Je m'y ballade cependant avec un grand sourire. j'ai pris les transports en commun en solo et sans difficulté, les gens sont souriants et sympas, je choisis le bon resto (beaucoup d'Indiens = pas cher et bon, règle universelle du voyageur), j'évite les arnaques. Bref, j'ai l'impression de comprendre petit à petit ce pays, cette région.
Le soir, Abubakar me fait manger un repas soudanais avec ses potes est-africains dans une ambiance très Canterbury (surtout Sean en fait).

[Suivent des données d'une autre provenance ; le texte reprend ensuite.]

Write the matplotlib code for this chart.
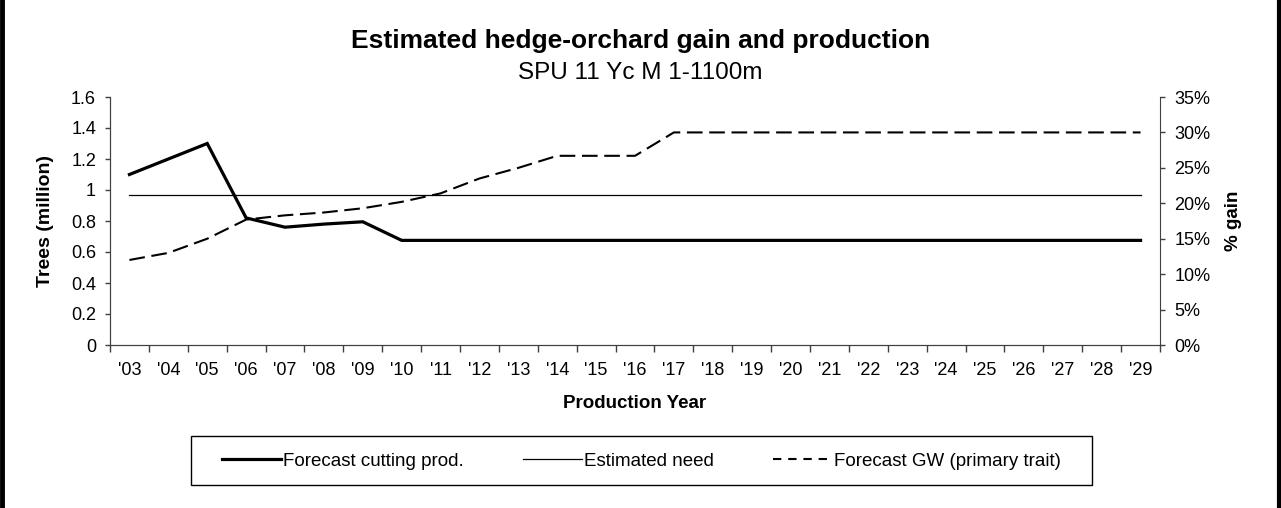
import matplotlib.pyplot as plt
from matplotlib.lines import Line2D
from matplotlib.patches import Rectangle
from matplotlib.ticker import FixedLocator, PercentFormatter

plt.rcParams['font.family'] = ['Liberation Sans', 'DejaVu Sans']

years = ["'%02d" % y for y in range(3, 30)]
cutting = [1.10, 1.20, 1.30, 0.82, 0.76, 0.78, 0.795, 0.675] + [0.675] * 19
need = [0.965] * 27
gain = [12.0, 13.0, 15.0, 17.7, 18.3, 18.7, 19.3, 20.2, 21.4, 23.5, 25.0,
        26.7, 26.7, 26.7] + [30.0] * 13

W, H = 1281, 508
fig = plt.figure(figsize=(W / 100, H / 100), dpi=100)
ax = fig.add_axes([110 / W, 1 - 345 / H, 1050 / W, 248 / H])
ax2 = ax.twinx()

x = list(range(len(years)))
l1, = ax.plot(x, cutting, color='black', lw=2.3, solid_joinstyle='miter',
              label='Forecast cutting prod.')
l2, = ax.plot(x, need, color='black', lw=0.9, label='Estimated need')
ax2.plot(x, gain, color='black', lw=1.5, dashes=(7.5, 3.2))
# the legend sample uses a shorter dash than the plotted line
l3 = Line2D([], [], color='black', lw=1.5, dashes=(4, 3.3),
            label='Forecast GW (primary trait)')

ax.set_xlim(-0.5, len(years) - 0.5)
ax.set_ylim(0, 1.6)
ax.set_yticks([0, 0.2, 0.4, 0.6, 0.8, 1.0, 1.2, 1.4, 1.6])
ax.set_yticklabels(['0', '0.2', '0.4', '0.6', '0.8', '1', '1.2', '1.4', '1.6'])
ax2.set_ylim(0, 35)
ax2.set_yticks(range(0, 36, 5))
ax2.yaxis.set_major_formatter(PercentFormatter(decimals=0))

ax.xaxis.set_major_locator(FixedLocator([i - 0.5 for i in range(len(years) + 1)]))
ax.xaxis.set_minor_locator(FixedLocator(x))
ax.set_xticklabels([], minor=False)
ax.set_xticklabels(years, minor=True)
ax.tick_params(axis='x', which='minor', length=0, pad=12, labelsize=13)
ax.tick_params(axis='x', which='major', length=5, width=1, direction='out',
               color='#404040')
ax.tick_params(axis='y', length=3.5, width=1, labelsize=13, pad=6.5,
               color='#404040')
ax2.tick_params(axis='y', length=3.5, width=1, labelsize=13, pad=7,
                color='#404040')

for a in (ax, ax2):
    a.spines['top'].set_visible(False)
    for s in ('left', 'right', 'bottom'):
        a.spines[s].set_color('#404040')
ax.spines['right'].set_visible(False)

ax.set_ylabel('Trees (million)', fontsize=14, fontweight='bold')
ax2.set_ylabel('% gain', fontsize=13.5, fontweight='bold')
ax.set_xlabel('Production Year', fontsize=13.5, fontweight='bold')
ax.yaxis.set_label_coords((45.5 - 110) / 1050, 0.5)
ax2.yaxis.set_label_coords((1233 - 110) / 1050, 0.5)
ax.xaxis.set_label_coords(0.5, (345 - 404) / 248)
for lab in (ax.yaxis.label, ax2.yaxis.label, ax.xaxis.label):
    lab.set_va('center')
    lab.set_ha('center')

fig.text(0.5, 1 - 48.3 / H, 'Estimated hedge-orchard gain and production',
         ha='center', va='baseline', fontsize=19, fontweight='bold')
fig.text(0.5, 1 - 79 / H, 'SPU 11 Yc M 1-1100m', ha='center',
         va='baseline', fontsize=17.5)

# legend box drawn separately so the padding can differ per side
fig.add_artist(Rectangle((191 / W, 1 - 485 / H), 901 / W, 49 / H,
                         transform=fig.transFigure, facecolor='white',
                         edgecolor='black', lw=1.0))
fig.legend(handles=[l1, l2, l3], loc='center', ncol=3,
           bbox_to_anchor=(641.5 / W, 1 - 461 / H), fontsize=13.5,
           handlelength=3.15, handletextpad=0.1, columnspacing=3.15,
           frameon=False, borderpad=0, borderaxespad=0)

# black frame edges on the left and right
fig.add_artist(Line2D([2 / W, 2 / W], [0, 1], color='black', lw=3.5))
fig.add_artist(Line2D([1279 / W, 1279 / W], [0, 1], color='black', lw=3.0))

fig.savefig('out.png', dpi=100)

Le lendemain, je continue ma traversée du Tamil Nadu, ma région indienne du départ, pour parvenir à Kanyakumari, l'endroit le plus au Sud de l'Inde. Les paysages traversés sont différents de la côte que j'ai longée au départ. Ici, c'est une sorte de savane, plus sèche, peu habitée. C'est la plaine du centre, avec les montagnes dans le lointain (j'irai prochainement). Puis la végétation se densifie, se reverdit, des palmeraies apparaissent tandis que je ressens l'air frais de l'océan. Le cap Comorin, j'y suis.
Pour la première fois de ce voyage, je me retrouve dans une chambre d'hôtel. 1 000 roupies la nuit, environ 14 euros, un luxe en Inde. j'ai de ce fait une vraie salle de bain, des toilettes européennes et la BBC sur la télé, pour me permettre de suivre les nouvelles péripéties de Trump et Fillon (je remarque que les sujets n'ont pas beaucoup évolué depuis mon départ !). Mais, surtout, depuis ma fenêtre...
Ah coucou toi ! Pour être tout à fait honnête avec vous, j'ai choisi Kanyakumari uniquement pour sa position géographique. C'est donc une véritable surprise que de me retrouver face à cette immense statue qui trône dans l'Océan Indien.
Je suis fasciné par cette statue de Thiruvalluvar, poète et philosophe tamoul de l'Antiquité. Elle a été construite en... 1999 ! De même, le mémorial du rocher à côté est récent (1970), et il est en l'honneur de Vivekananda, philosophe indien de l'hindouisme du... XIXème siècle. Le petit trajet en bateau est agréable, tout comme la visite du lieu.
A noter, en Inde, il est de coutume de retirer ses chaussures avant d'entrer dans un temple (et pas seulement, cela se fait aussi pour les maisons, voire même pour les magasins). Le souci lorsqu'on visite un temple extérieur, c'est la température du sol ! Car 35 degrés dans l'air c'est encore plus sur les pierres et j'ai souvent l'impression de marcher dans un brasier ! Heureusement, une ligne de peinture blanche à même le sol permet de bénéficier d'un couloir de circulation moins brûlant (mais ce n'est pas toujours le cas).
Kanyakumari abrite également un mémorial pour Gandhi, à l'endroit où ses cendres ont été présentées au public avant l'immersion dans l'Océan Indien. Car oui, ici, devant moi, c'est vraiment l'Océan Indien. Immensité. Tout au fond, très loin, très loin, encore plus loin, c'est l'Antarctique.
La ville bénéficie de sa position géographique et elle l'utilise : bienvenue dans le seul endroit du sous continent ou vous pouvez voir le lever ET le coucher du soleil dans l'océan. Et ça, forcément, c'est la classe, et c'est ce qui attire les milliers d'Indiens qui m'entourent (en plus d'être un lieu de pélerinage). Bizarrement, peu d'Européens. Une tour a été construite pour mieux apprécier ces deux moments de la journée, dommage qu'elle soit dégueulasse (je l'ai d'ailleurs boycottée uniquement pour cette raison !).